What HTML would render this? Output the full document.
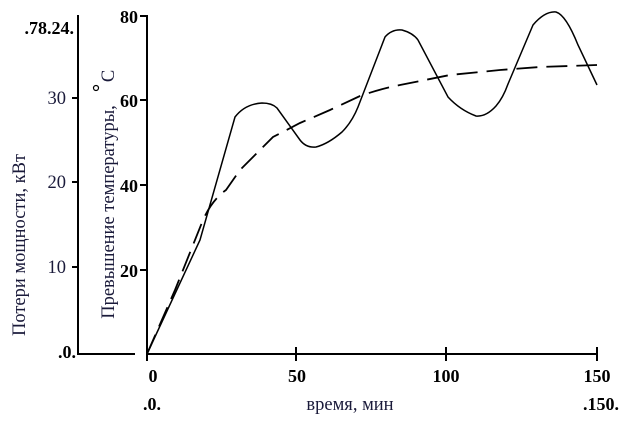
<!DOCTYPE html>
<html><head><meta charset="utf-8"><style>
html,body{margin:0;padding:0;background:#fff;width:627px;height:425px;overflow:hidden}
svg{display:block}
.t{font-family:"Liberation Serif",serif;font-weight:bold;font-size:18px;fill:#000}
.l{font-family:"Liberation Serif",serif;font-size:18.5px;fill:#1a1a3a}
</style></head><body>
<svg width="627" height="425" viewBox="0 0 627 425">
<g stroke="#000" stroke-width="2" fill="none">
<line x1="147" y1="15" x2="147" y2="355"/>
<line x1="147" y1="354" x2="597" y2="354"/>
<line x1="78" y1="354" x2="135" y2="354"/>
<line x1="78" y1="15" x2="78" y2="355"/>
<line x1="140" y1="16" x2="147" y2="16"/>
<line x1="140" y1="100" x2="147" y2="100"/>
<line x1="140" y1="185" x2="147" y2="185"/>
<line x1="140" y1="270" x2="147" y2="270"/>
<line x1="72" y1="98" x2="78" y2="98"/>
<line x1="72" y1="182" x2="78" y2="182"/>
<line x1="72" y1="267" x2="78" y2="267"/>
<line x1="147" y1="354" x2="147" y2="361"/>
<line x1="296" y1="347" x2="296" y2="361"/>
<line x1="446" y1="347" x2="446" y2="361"/>
<line x1="597" y1="347" x2="597" y2="361"/>
</g>
<path d="M147,354 L200,240 L235,117 Q245,104 262,103 Q272,103 277,108 L300,140 Q306,148 316,147 Q328,144 342,132 Q352,122 358,107 L385,37 Q392,29 402,30 Q413,33 418,40 L448,97 Q460,110 476,116 Q486,117 496,106 Q503,98 508,84 L533,25 Q545,11 556,12 Q566,15 578,45 L597,85" fill="none" stroke="#000" stroke-width="1.5"/>
<path d="M147,354 L175,290 L203,220 Q212,200 226,190 L240,170 L273,137 L300,123 L330,110 L360,96 Q380,89 400,85 L450,75 L500,70 L540,67 L597,65" fill="none" stroke="#000" stroke-width="1.8" stroke-dasharray="21,9"/>
<text class="t" x="138" y="23" text-anchor="end">80</text>
<text class="t" x="138" y="107" text-anchor="end">60</text>
<text class="t" x="138" y="192" text-anchor="end">40</text>
<text class="t" x="138" y="277" text-anchor="end">20</text>
<text class="l" x="66" y="104" text-anchor="end">30</text>
<text class="l" x="66" y="188" text-anchor="end">20</text>
<text class="l" x="66" y="273" text-anchor="end">10</text>
<text class="t" x="76" y="358" text-anchor="end" font-size="16">.0.</text>
<text class="t" x="74" y="34" text-anchor="end" font-size="17">.78.24.</text>
<text class="t" x="153" y="382" text-anchor="middle">0</text>
<text class="t" x="297" y="382" text-anchor="middle">50</text>
<text class="t" x="446" y="382" text-anchor="middle">100</text>
<text class="t" x="597" y="382" text-anchor="middle">150</text>
<text class="t" x="152" y="410" text-anchor="middle" font-size="17">.0.</text>
<text class="t" x="601" y="410" text-anchor="middle" font-size="17">.150.</text>
<text class="l" x="350" y="410" text-anchor="middle">время, мин</text>
<text class="l" transform="translate(25,245) rotate(-90)" text-anchor="middle">Потери мощности, кВт</text>
<text class="l" transform="translate(114,212) rotate(-90)" text-anchor="middle">Превышение  температуры,</text>
<text class="l" transform="translate(114,76) rotate(-90)" text-anchor="middle">С</text>
<circle cx="96" cy="88" r="2.5" fill="none" stroke="#000" stroke-width="1.2"/>
</svg>
</body></html>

TASK TO CARRY OUT
Go through the listing above and write it out again exactly, dropping the pictures.

TASK RESPONSE
What HTML would render this? Output the full document.
<!DOCTYPE html>
<html><head><meta charset="utf-8"><style>
html,body{margin:0;padding:0;background:#fff;width:627px;height:425px;overflow:hidden}
svg{display:block}
.t{font-family:"Liberation Serif",serif;font-weight:bold;font-size:18px;fill:#000}
.l{font-family:"Liberation Serif",serif;font-size:18.5px;fill:#1a1a3a}
</style></head><body>
<svg width="627" height="425" viewBox="0 0 627 425">
<g stroke="#000" stroke-width="2" fill="none">
<line x1="147" y1="15" x2="147" y2="355"/>
<line x1="147" y1="354" x2="597" y2="354"/>
<line x1="78" y1="354" x2="135" y2="354"/>
<line x1="78" y1="15" x2="78" y2="355"/>
<line x1="140" y1="16" x2="147" y2="16"/>
<line x1="140" y1="100" x2="147" y2="100"/>
<line x1="140" y1="185" x2="147" y2="185"/>
<line x1="140" y1="270" x2="147" y2="270"/>
<line x1="72" y1="98" x2="78" y2="98"/>
<line x1="72" y1="182" x2="78" y2="182"/>
<line x1="72" y1="267" x2="78" y2="267"/>
<line x1="147" y1="354" x2="147" y2="361"/>
<line x1="296" y1="347" x2="296" y2="361"/>
<line x1="446" y1="347" x2="446" y2="361"/>
<line x1="597" y1="347" x2="597" y2="361"/>
</g>
<path d="M147,354 L200,240 L235,117 Q245,104 262,103 Q272,103 277,108 L300,140 Q306,148 316,147 Q328,144 342,132 Q352,122 358,107 L385,37 Q392,29 402,30 Q413,33 418,40 L448,97 Q460,110 476,116 Q486,117 496,106 Q503,98 508,84 L533,25 Q545,11 556,12 Q566,15 578,45 L597,85" fill="none" stroke="#000" stroke-width="1.5"/>
<path d="M147,354 L175,290 L203,220 Q212,200 226,190 L240,170 L273,137 L300,123 L330,110 L360,96 Q380,89 400,85 L450,75 L500,70 L540,67 L597,65" fill="none" stroke="#000" stroke-width="1.8" stroke-dasharray="21,9"/>
<text class="t" x="138" y="23" text-anchor="end">80</text>
<text class="t" x="138" y="107" text-anchor="end">60</text>
<text class="t" x="138" y="192" text-anchor="end">40</text>
<text class="t" x="138" y="277" text-anchor="end">20</text>
<text class="l" x="66" y="104" text-anchor="end">30</text>
<text class="l" x="66" y="188" text-anchor="end">20</text>
<text class="l" x="66" y="273" text-anchor="end">10</text>
<text class="t" x="76" y="358" text-anchor="end" font-size="16">.0.</text>
<text class="t" x="74" y="34" text-anchor="end" font-size="17">.78.24.</text>
<text class="t" x="153" y="382" text-anchor="middle">0</text>
<text class="t" x="297" y="382" text-anchor="middle">50</text>
<text class="t" x="446" y="382" text-anchor="middle">100</text>
<text class="t" x="597" y="382" text-anchor="middle">150</text>
<text class="t" x="152" y="410" text-anchor="middle" font-size="17">.0.</text>
<text class="t" x="601" y="410" text-anchor="middle" font-size="17">.150.</text>
<text class="l" x="350" y="410" text-anchor="middle">время, мин</text>
<text class="l" transform="translate(25,245) rotate(-90)" text-anchor="middle">Потери мощности, кВт</text>
<text class="l" transform="translate(114,212) rotate(-90)" text-anchor="middle">Превышение  температуры,</text>
<text class="l" transform="translate(114,76) rotate(-90)" text-anchor="middle">С</text>
<circle cx="96" cy="88" r="2.5" fill="none" stroke="#000" stroke-width="1.2"/>
</svg>
</body></html>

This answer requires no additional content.